** begin **

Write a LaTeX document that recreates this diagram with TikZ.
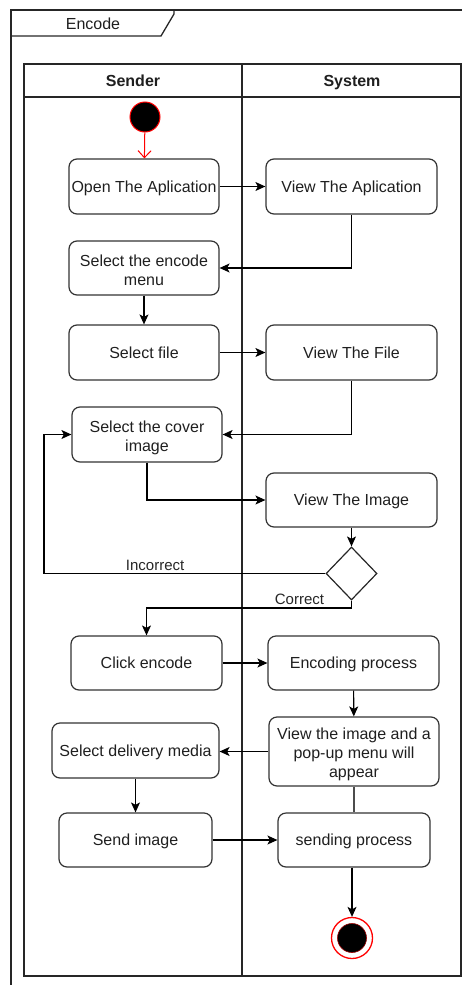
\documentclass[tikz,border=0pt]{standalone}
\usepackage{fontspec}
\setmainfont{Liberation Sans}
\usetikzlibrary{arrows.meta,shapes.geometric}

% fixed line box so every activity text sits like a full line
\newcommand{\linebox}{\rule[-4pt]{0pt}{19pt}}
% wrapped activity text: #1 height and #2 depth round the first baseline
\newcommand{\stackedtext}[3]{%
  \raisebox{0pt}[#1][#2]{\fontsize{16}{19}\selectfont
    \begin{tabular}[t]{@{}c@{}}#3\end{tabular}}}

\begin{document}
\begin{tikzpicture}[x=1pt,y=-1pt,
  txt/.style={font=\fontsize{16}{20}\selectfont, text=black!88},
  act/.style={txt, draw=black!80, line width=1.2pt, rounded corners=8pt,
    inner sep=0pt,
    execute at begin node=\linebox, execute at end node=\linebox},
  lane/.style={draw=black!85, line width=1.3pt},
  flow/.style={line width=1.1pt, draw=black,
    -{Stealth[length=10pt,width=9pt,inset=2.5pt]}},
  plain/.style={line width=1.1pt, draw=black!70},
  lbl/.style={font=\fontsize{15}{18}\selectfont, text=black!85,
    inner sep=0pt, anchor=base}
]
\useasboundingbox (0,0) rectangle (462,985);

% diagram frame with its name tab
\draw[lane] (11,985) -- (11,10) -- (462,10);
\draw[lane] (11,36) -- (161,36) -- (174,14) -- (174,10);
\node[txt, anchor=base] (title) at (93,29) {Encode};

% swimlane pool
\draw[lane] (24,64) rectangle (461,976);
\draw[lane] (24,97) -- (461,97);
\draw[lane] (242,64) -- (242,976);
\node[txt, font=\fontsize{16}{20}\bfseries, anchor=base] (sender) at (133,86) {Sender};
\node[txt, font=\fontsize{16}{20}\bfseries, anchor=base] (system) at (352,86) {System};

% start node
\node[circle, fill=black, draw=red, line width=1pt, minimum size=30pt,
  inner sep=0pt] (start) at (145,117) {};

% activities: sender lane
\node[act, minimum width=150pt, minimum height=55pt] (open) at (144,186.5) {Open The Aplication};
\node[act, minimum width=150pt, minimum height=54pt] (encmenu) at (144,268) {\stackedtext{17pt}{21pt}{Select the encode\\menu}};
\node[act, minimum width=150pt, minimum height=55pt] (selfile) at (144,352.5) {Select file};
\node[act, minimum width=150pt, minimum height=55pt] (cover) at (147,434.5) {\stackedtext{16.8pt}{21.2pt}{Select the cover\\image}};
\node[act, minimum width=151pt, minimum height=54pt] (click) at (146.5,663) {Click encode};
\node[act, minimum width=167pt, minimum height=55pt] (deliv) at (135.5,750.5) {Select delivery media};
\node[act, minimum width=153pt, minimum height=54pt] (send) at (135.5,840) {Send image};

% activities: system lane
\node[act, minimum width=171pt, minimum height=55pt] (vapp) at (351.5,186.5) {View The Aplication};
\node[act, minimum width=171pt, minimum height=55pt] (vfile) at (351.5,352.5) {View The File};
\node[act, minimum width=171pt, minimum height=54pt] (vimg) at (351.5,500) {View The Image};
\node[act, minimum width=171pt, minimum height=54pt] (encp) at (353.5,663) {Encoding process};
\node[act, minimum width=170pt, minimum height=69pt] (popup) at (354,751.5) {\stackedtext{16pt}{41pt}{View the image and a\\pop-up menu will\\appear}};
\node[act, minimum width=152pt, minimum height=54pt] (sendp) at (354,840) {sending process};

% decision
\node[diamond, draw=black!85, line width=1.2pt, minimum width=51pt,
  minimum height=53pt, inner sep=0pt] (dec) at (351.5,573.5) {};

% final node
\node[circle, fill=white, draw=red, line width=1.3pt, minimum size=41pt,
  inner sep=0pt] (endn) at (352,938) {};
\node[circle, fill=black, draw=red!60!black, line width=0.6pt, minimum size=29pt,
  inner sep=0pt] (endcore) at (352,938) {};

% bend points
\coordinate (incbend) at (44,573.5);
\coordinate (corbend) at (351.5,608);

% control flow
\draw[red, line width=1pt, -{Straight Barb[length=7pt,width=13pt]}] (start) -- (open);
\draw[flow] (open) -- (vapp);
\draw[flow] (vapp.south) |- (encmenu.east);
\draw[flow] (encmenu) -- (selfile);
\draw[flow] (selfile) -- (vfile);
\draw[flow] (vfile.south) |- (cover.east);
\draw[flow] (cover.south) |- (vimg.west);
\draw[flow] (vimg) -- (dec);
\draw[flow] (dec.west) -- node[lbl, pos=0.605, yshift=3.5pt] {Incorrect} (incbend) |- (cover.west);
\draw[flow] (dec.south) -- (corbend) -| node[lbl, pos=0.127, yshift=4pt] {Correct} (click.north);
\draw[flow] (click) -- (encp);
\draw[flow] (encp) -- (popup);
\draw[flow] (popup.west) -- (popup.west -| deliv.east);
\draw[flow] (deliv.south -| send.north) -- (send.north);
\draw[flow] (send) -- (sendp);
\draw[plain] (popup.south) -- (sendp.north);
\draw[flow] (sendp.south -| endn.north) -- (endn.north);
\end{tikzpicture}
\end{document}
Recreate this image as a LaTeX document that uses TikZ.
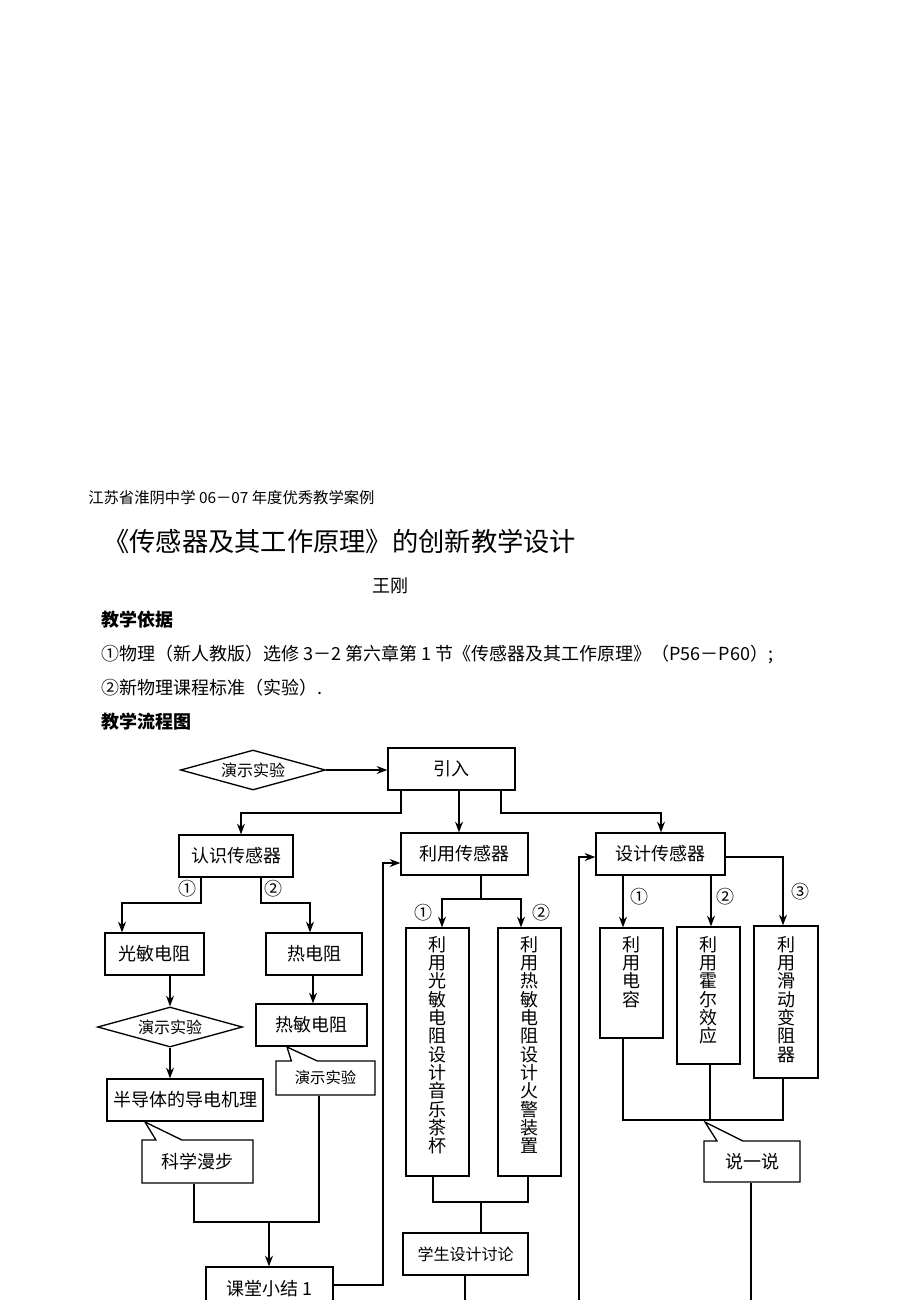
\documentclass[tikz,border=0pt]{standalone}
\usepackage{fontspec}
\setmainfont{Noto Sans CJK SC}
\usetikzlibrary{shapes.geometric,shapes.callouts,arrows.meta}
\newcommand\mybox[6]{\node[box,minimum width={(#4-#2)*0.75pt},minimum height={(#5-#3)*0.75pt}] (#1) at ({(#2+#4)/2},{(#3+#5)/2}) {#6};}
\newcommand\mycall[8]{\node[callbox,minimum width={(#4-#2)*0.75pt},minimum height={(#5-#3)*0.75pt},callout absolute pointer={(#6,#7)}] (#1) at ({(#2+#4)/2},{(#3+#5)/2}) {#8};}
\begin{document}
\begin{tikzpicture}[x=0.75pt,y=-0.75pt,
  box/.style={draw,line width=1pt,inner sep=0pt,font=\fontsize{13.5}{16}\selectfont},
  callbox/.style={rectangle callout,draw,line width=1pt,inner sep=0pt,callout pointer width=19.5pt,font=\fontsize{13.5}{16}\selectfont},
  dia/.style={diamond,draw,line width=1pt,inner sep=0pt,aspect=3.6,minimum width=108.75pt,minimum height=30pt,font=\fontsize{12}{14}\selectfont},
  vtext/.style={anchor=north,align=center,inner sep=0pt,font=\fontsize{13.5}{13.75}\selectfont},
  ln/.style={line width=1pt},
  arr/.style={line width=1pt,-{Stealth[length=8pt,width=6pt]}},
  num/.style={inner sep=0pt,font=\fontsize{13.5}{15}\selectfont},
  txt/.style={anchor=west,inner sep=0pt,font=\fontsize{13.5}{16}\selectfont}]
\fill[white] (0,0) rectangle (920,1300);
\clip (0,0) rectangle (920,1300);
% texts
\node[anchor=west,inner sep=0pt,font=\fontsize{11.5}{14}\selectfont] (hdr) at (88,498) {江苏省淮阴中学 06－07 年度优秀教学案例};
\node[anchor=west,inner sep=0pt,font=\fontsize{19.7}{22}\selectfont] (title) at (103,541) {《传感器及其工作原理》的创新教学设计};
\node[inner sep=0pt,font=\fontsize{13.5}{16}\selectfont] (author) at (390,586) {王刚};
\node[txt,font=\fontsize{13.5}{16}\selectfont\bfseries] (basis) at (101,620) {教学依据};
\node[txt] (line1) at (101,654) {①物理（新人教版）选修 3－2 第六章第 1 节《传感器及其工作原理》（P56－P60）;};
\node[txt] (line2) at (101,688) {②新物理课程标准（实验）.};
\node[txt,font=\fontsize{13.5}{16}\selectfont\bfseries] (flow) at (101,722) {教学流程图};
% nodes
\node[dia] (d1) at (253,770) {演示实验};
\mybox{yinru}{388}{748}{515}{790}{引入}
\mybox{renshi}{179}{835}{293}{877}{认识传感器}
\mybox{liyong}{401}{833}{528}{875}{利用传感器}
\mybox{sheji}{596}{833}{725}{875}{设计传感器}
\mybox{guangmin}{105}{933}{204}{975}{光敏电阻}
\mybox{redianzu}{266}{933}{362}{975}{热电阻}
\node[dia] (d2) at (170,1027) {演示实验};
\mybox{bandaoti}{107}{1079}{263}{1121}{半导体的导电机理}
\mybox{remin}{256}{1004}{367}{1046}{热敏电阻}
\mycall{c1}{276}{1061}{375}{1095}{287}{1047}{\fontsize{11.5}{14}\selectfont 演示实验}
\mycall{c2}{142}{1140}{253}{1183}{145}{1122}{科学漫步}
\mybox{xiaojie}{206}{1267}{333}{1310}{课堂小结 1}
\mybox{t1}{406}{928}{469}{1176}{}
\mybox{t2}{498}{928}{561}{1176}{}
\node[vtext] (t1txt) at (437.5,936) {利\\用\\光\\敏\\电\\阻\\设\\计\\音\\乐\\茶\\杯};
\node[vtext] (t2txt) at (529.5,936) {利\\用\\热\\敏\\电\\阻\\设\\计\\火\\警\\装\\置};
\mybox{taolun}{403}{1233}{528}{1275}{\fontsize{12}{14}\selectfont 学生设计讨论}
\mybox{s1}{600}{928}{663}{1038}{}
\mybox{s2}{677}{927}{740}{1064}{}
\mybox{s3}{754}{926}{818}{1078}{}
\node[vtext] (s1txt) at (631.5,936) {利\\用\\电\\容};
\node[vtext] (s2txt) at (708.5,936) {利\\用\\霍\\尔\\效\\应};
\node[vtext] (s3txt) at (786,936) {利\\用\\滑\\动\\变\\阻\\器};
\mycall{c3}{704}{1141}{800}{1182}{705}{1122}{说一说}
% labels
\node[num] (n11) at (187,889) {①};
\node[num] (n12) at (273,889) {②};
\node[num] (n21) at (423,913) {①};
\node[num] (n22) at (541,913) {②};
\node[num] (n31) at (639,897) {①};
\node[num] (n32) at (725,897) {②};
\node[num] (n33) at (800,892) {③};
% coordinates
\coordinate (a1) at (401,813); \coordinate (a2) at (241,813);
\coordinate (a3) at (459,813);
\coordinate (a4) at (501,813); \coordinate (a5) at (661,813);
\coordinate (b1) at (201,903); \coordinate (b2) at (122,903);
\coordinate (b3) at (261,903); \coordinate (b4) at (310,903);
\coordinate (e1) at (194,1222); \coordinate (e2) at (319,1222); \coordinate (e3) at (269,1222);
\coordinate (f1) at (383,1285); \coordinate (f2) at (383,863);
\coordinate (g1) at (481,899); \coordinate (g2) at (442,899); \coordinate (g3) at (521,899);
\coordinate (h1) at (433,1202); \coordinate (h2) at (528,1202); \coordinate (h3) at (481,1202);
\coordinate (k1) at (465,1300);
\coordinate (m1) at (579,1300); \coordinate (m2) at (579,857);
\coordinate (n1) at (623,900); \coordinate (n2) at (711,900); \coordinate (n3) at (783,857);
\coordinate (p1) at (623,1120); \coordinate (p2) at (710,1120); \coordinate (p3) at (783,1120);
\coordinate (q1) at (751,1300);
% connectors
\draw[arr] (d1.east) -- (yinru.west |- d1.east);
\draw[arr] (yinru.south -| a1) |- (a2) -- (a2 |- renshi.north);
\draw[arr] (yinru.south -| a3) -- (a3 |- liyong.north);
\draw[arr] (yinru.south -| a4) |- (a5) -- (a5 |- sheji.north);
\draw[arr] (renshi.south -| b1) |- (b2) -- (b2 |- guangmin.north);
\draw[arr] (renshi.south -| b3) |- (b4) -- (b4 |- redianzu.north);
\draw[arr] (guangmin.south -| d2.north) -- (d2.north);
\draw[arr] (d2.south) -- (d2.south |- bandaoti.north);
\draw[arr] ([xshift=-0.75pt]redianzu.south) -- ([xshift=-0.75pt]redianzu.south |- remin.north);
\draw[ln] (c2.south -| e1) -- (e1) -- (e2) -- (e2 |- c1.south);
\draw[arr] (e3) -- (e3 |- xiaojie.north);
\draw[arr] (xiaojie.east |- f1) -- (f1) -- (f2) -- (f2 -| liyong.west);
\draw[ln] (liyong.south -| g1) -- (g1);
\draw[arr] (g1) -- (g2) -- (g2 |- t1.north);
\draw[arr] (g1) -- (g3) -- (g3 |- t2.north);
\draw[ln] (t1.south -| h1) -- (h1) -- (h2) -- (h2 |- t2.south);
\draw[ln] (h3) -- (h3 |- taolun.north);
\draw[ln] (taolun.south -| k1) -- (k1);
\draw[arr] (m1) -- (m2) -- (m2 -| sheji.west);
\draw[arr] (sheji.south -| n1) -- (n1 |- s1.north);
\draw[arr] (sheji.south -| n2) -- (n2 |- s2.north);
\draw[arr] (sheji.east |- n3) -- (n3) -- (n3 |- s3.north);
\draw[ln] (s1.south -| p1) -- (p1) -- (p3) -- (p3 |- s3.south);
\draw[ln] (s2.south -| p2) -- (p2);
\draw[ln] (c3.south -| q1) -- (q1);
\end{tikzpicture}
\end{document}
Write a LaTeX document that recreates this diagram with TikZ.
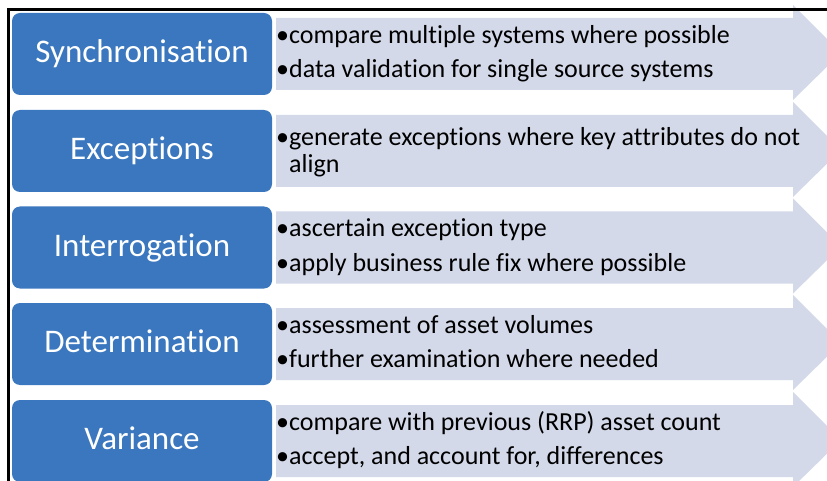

** end **

REQUEST: Everything from the first line to the line with "anchor=base] (system) at" must be repeated exactly, and nothing else. Leave the pictures out.

REPLY:
Write a LaTeX document that recreates this diagram with TikZ.
\documentclass[tikz,border=0pt]{standalone}
\usepackage{fontspec}
\setmainfont{Liberation Sans}
\usetikzlibrary{arrows.meta,shapes.geometric}

% fixed line box so every activity text sits like a full line
\newcommand{\linebox}{\rule[-4pt]{0pt}{19pt}}
% wrapped activity text: #1 height and #2 depth round the first baseline
\newcommand{\stackedtext}[3]{%
  \raisebox{0pt}[#1][#2]{\fontsize{16}{19}\selectfont
    \begin{tabular}[t]{@{}c@{}}#3\end{tabular}}}

\begin{document}
\begin{tikzpicture}[x=1pt,y=-1pt,
  txt/.style={font=\fontsize{16}{20}\selectfont, text=black!88},
  act/.style={txt, draw=black!80, line width=1.2pt, rounded corners=8pt,
    inner sep=0pt,
    execute at begin node=\linebox, execute at end node=\linebox},
  lane/.style={draw=black!85, line width=1.3pt},
  flow/.style={line width=1.1pt, draw=black,
    -{Stealth[length=10pt,width=9pt,inset=2.5pt]}},
  plain/.style={line width=1.1pt, draw=black!70},
  lbl/.style={font=\fontsize{15}{18}\selectfont, text=black!85,
    inner sep=0pt, anchor=base}
]
\useasboundingbox (0,0) rectangle (462,985);

% diagram frame with its name tab
\draw[lane] (11,985) -- (11,10) -- (462,10);
\draw[lane] (11,36) -- (161,36) -- (174,14) -- (174,10);
\node[txt, anchor=base] (title) at (93,29) {Encode};

% swimlane pool
\draw[lane] (24,64) rectangle (461,976);
\draw[lane] (24,97) -- (461,97);
\draw[lane] (242,64) -- (242,976);
\node[txt, font=\fontsize{16}{20}\bfseries, anchor=base] (sender) at (133,86) {Sender};
\node[txt, font=\fontsize{16}{20}\bfseries, anchor=base] (system) at (352,86) {System};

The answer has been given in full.